Misunderstanding China

Date:

Thursday, February 24, 2022

Time:

12:00 PM

-

2:30 PM
Play Video

Info

Join the SAIS China Global Research Center for virtual screening and discussion of Misunderstanding China, a CBS Reports broadcast on the eve of President Nixon’s historic meeting with Mao Zedong in Beijing, February 1972.

This documentary film looks at American attitudes toward China, including depictions of Chinese people in American mass media and the history of foreign relations between China and the United States.

The virtual discussion with Misunderstanding China Director Irv Drasnin and Dr. Xioyan Zhao,  in conversation with Prof. Andrew Mertha, the George and Sadie Hyman Professor of China Studies and the Inaugural Director of the SAIS China Global Research Center.

Event Guests

Dr. Xiaoyan Zhao

Global Strategic Communications Researcher and Consultant

Dr. Xiaoyan Zhao was most recently Senior Vice President and Global Director of Research and Consulting at GfK Roper Public Affairs but is now working on creative writing projects including a novel which takes place in 1960’s China. Her work includes polling in the Soviet Union and subsequently in Russia, Ukraine and Kazakhstan, public diplomacy projects for the U.S. State Department and Qatar Supreme Committee, values and trends research for global companies, and reputation monitoring for government institutions. With research spanning 60 countries, Xiaoyan has delivered presentations to clients on all continents including the World Bank, United Nations Peacekeeping, the Washington D.C. diplomatic community, and the Global Summit of Women. 
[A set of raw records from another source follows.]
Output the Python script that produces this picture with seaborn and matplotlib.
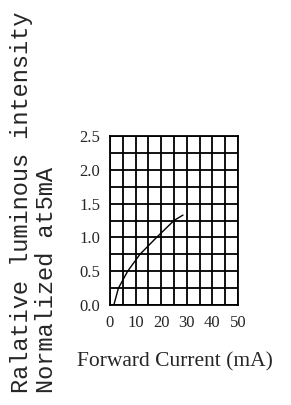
import numpy as np
import pandas as pd
import matplotlib
matplotlib.use("Agg")
import matplotlib.pyplot as plt
import seaborn as sns

# ── DATA ───────────────────────────────────────────────────────────
current_ma = [1.5, 3.3, 6.9, 11.7, 18.2, 25.0, 28.5]
rel_intensity = [0.0, 0.25, 0.5, 0.75, 1.0, 1.25, 1.33]
x_ticks = [0, 10, 20, 30, 40, 50]
y_ticks = [0.0, 0.5, 1.0, 1.5, 2.0, 2.5]

df = pd.DataFrame({"current": current_ma, "intensity": rel_intensity})

# ── STYLE ──────────────────────────────────────────────────────────
sns.set_style("white")
plt.rcParams["font.family"] = ["Liberation Serif", "DejaVu Serif"]

fig = plt.figure(figsize=(2.91, 4.05), dpi=100)
ax = fig.add_axes([110 / 291, 1 - 305 / 405, 128 / 291, 169 / 405])

sns.lineplot(data=df, x="current", y="intensity", ax=ax,
             color="black", linewidth=1.0, estimator=None, sort=False)

# grid: every 5 mA and every 0.25, labels only on the major ticks
ax.set_xlim(0, 50)
ax.set_ylim(0, 2.5)
ax.set_xticks(x_ticks)
ax.set_xticks(np.arange(5, 50, 10), minor=True)
ax.set_yticks(y_ticks)
ax.set_yticks(np.arange(0.25, 2.5, 0.5), minor=True)
ax.grid(True, which="both", color="black", linewidth=1.3)
ax.set_xticklabels([str(t) for t in x_ticks], fontsize=12)
ax.set_yticklabels([f"{t:.1f}" for t in y_ticks], fontsize=12)
ax.tick_params(length=0, pad=7, which="both")
for s in ax.spines.values():
    s.set_color("black")
    s.set_linewidth(1.3)
ax.set_xlabel("")
ax.set_ylabel("")

fig.text(77 / 291, 1 - 362 / 405, "Forward Current (mA)",
         fontsize=15.5, ha="left", va="center")
mono = ["Liberation Mono", "DejaVu Sans Mono"]
fig.text(22 / 291, 1 - 393 / 405, "Ralative luminous intensity",
         family=mono, fontsize=17, rotation=90, ha="center", va="bottom")
fig.text(47 / 291, 1 - 393 / 405, "Normalized at5mA",
         family=mono, fontsize=17, rotation=90, ha="center", va="bottom")

plt.savefig("out.png", dpi=100)
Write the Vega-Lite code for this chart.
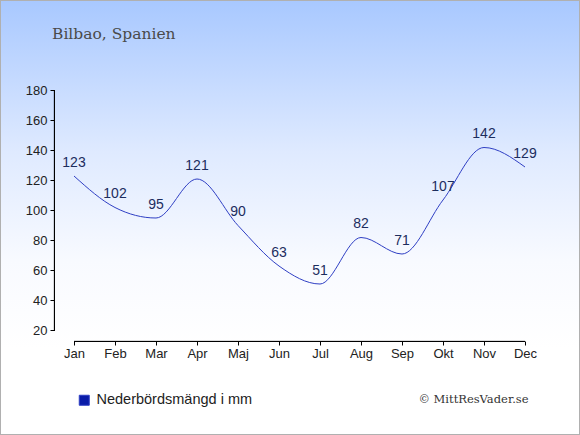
{
  "$schema": "https://vega.github.io/schema/vega-lite/v6.json",
  "description": "Bilbao precipitation per month, mm",
  "width": 580,
  "height": 435,
  "autosize": {"type": "none"},
  "padding": 0,
  "background": "white",
  "title": {
    "text": "Bilbao, Spanien",
    "anchor": "start",
    "frame": "group",
    "orient": "top",
    "offset": 0,
    "baseline": "alphabetic",
    "dx": 52,
    "dy": 54,
    "font": "DejaVu Serif",
    "fontSize": 15.5,
    "fontWeight": "normal",
    "color": "#4a4a4a"
  },
  "data": {
    "values": [
      {"month": 1, "name": "Jan", "value": 123},
      {"month": 2, "name": "Feb", "value": 102},
      {"month": 3, "name": "Mar", "value": 95},
      {"month": 4, "name": "Apr", "value": 121},
      {"month": 5, "name": "Maj", "value": 90},
      {"month": 6, "name": "Jun", "value": 63},
      {"month": 7, "name": "Jul", "value": 51},
      {"month": 8, "name": "Aug", "value": 82},
      {"month": 9, "name": "Sep", "value": 71},
      {"month": 10, "name": "Okt", "value": 107},
      {"month": 11, "name": "Nov", "value": 142},
      {"month": 12, "name": "Dec", "value": 129}
    ]
  },
  "encoding": {
    "x": {
      "field": "month",
      "type": "quantitative",
      "scale": {"domain": [-0.804878, 13.341463], "nice": false, "zero": false},
      "axis": {
        "orient": "bottom",
        "offset": -94,
        "values": [1, 2, 3, 4, 5, 6, 7, 8, 9, 10, 11, 12],
        "labelExpr": "['Jan','Feb','Mar','Apr','Maj','Jun','Jul','Aug','Sep','Okt','Nov','Dec'][datum.value - 1]",
        "domain": false,
        "grid": false,
        "tickSize": 4,
        "tickColor": "black",
        "labelPadding": 2,
        "labelFont": "Liberation Sans",
        "labelFontSize": 13,
        "labelColor": "#222222",
        "labelFlush": false,
        "labelOverlap": false,
        "title": "© MittResVader.se",
        "titleX": 528,
        "titleY": 61,
        "titleAlign": "right",
        "titleBaseline": "alphabetic",
        "titleFont": "DejaVu Serif",
        "titleFontSize": 11.5,
        "titleFontWeight": "normal",
        "titleColor": "#333333"
      }
    },
    "y": {
      "field": "value",
      "type": "quantitative",
      "scale": {"domain": [-49.6667, 240.3333], "nice": false, "zero": false},
      "axis": {
        "orient": "left",
        "offset": -54,
        "values": [20, 40, 60, 80, 100, 120, 140, 160, 180],
        "domain": false,
        "grid": false,
        "tickSize": 4,
        "tickColor": "black",
        "labelPadding": 3,
        "labelFont": "Liberation Sans",
        "labelFontSize": 13,
        "labelColor": "#222222",
        "labelFlush": false,
        "labelOverlap": false,
        "title": null
      }
    }
  },
  "layer": [
    {
      "mark": {"type": "rule", "color": "black", "strokeWidth": 1},
      "encoding": {
        "x": {"datum": 1, "type": "quantitative"},
        "x2": {"datum": 12},
        "y": {"datum": 12.6667, "type": "quantitative"}
      }
    },
    {
      "mark": {"type": "rule", "color": "black", "strokeWidth": 1},
      "encoding": {
        "x": {"datum": 0.52439, "type": "quantitative"},
        "y": {"datum": 20, "type": "quantitative"},
        "y2": {"datum": 180}
      }
    },
    {
      "mark": {"type": "line", "interpolate": "monotone", "strokeWidth": 1},
      "encoding": {
        "color": {
          "datum": "Nederbördsmängd i mm",
          "scale": {"range": ["#2f3fc4"]},
          "legend": {
            "orient": "none",
            "legendX": 77,
            "legendY": 393,
            "title": null,
            "padding": 0,
            "symbolType": "square",
            "symbolSize": 100,
            "symbolFillColor": "#0a1ca8",
            "symbolStrokeColor": "#0a1ca8",
            "symbolStrokeWidth": 1,
            "labelOffset": 5,
            "labelFont": "Liberation Sans",
            "labelFontSize": 14.5,
            "labelColor": "#222222",
            "labelLimit": 300
          }
        }
      }
    },
    {
      "mark": {
        "type": "text",
        "dy": -9,
        "baseline": "alphabetic",
        "align": "center",
        "font": "Liberation Sans",
        "fontSize": 14,
        "color": "#1c2d5e"
      },
      "encoding": {"text": {"field": "value", "type": "quantitative"}}
    }
  ],
  "config": {
    "view": {
      "stroke": "#b0b0b0",
      "strokeWidth": 2,
      "fill": {
        "gradient": "linear",
        "x1": 0, "y1": 0, "x2": 0, "y2": 1,
        "stops": [
          {"offset": 0, "color": "#a8c8ff"},
          {"offset": 0.35, "color": "#dfeaff"},
          {"offset": 0.6, "color": "#f8faff"},
          {"offset": 0.8, "color": "#ffffff"},
          {"offset": 1, "color": "#ffffff"}
        ]
      }
    }
  }
}
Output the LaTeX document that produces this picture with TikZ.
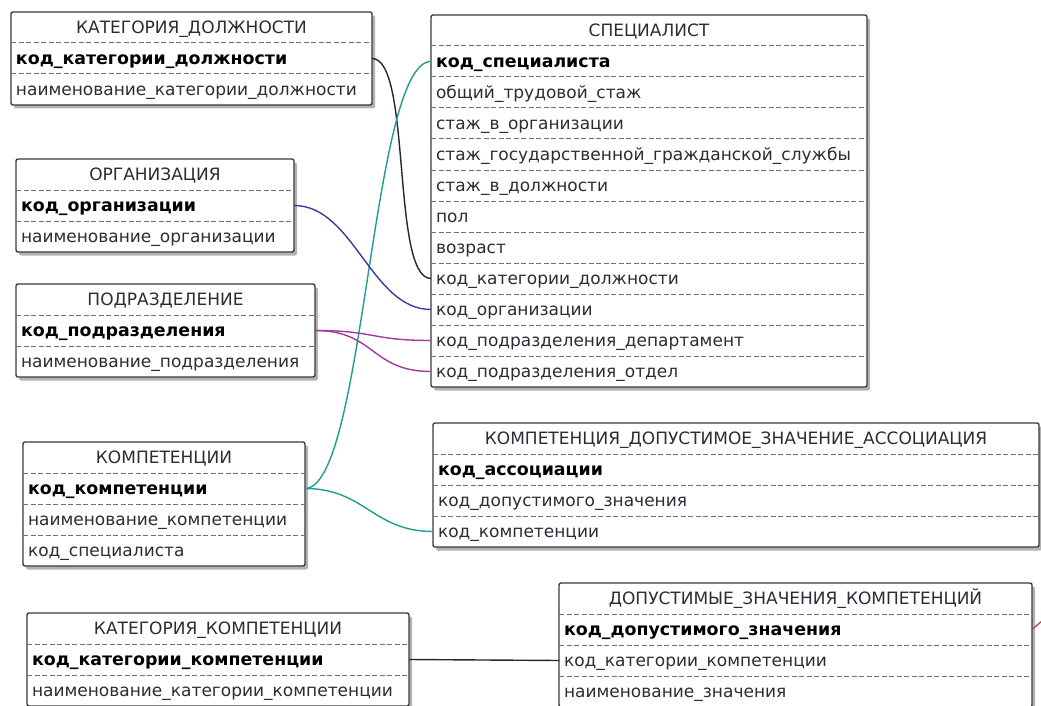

Xiaoyan has attended the Stanford Creative Writing workshops and the Northern California Writers’ Retreat. Dr. Zhao obtained an M.A. in Broadcast Journalism and a Ph.D. in Communications from Stanford University.

Irv Drasnin

Documentary Filmmaker and Journalist CBS News, PBS, Independent

Irv Drasnin is an American journalist, and a producer-director-writer of documentary films for CBS News and PBS (Frontline, The American Experience, Nova) for over 35 years. Irv’s thirty films cover a wide range of subjects, both domestic and foreign, contemporary, and historical, including a multi-documentary chronicle of modern China beginning with Misunderstanding China (CBS News), Shanghai (CBS News), Looking for Mao (PBS/Frontline), China After Tiananmen (PBS/Frontline) and The Revolutionary, an independent feature-length film. His foreign reporting also covered southern Africa and the last stands of white colonial rule in Who’s Got A Right to Rhodesia (CBS News) and in Apartheid (PBS/Frontline). Mr. Drasnin’s domestic topics include The Guns of Autumn (CBS News), You and the Commercial (CBS News), Health in America (CBS News), Inside the Union (CBS News), The Radio Priest (PBS/The American Experience), The Chip vs The Chess Master (PBS/Nova), and Forever Baseball (PBS/The American Experience). 

Among the awards he has received for broadcast journalism are the duPont-Columbia, the Directors Guild (DGA), the Writers Guild (WGA), and the American Film and Video Blue Ribbon. 

He graduated with a B.A. in political science from UCLA and earned an M.A. in East Asian Studies with a specialization in China from Harvard University. He has taught in the Masters’ Documentary Film Program at Stanford University.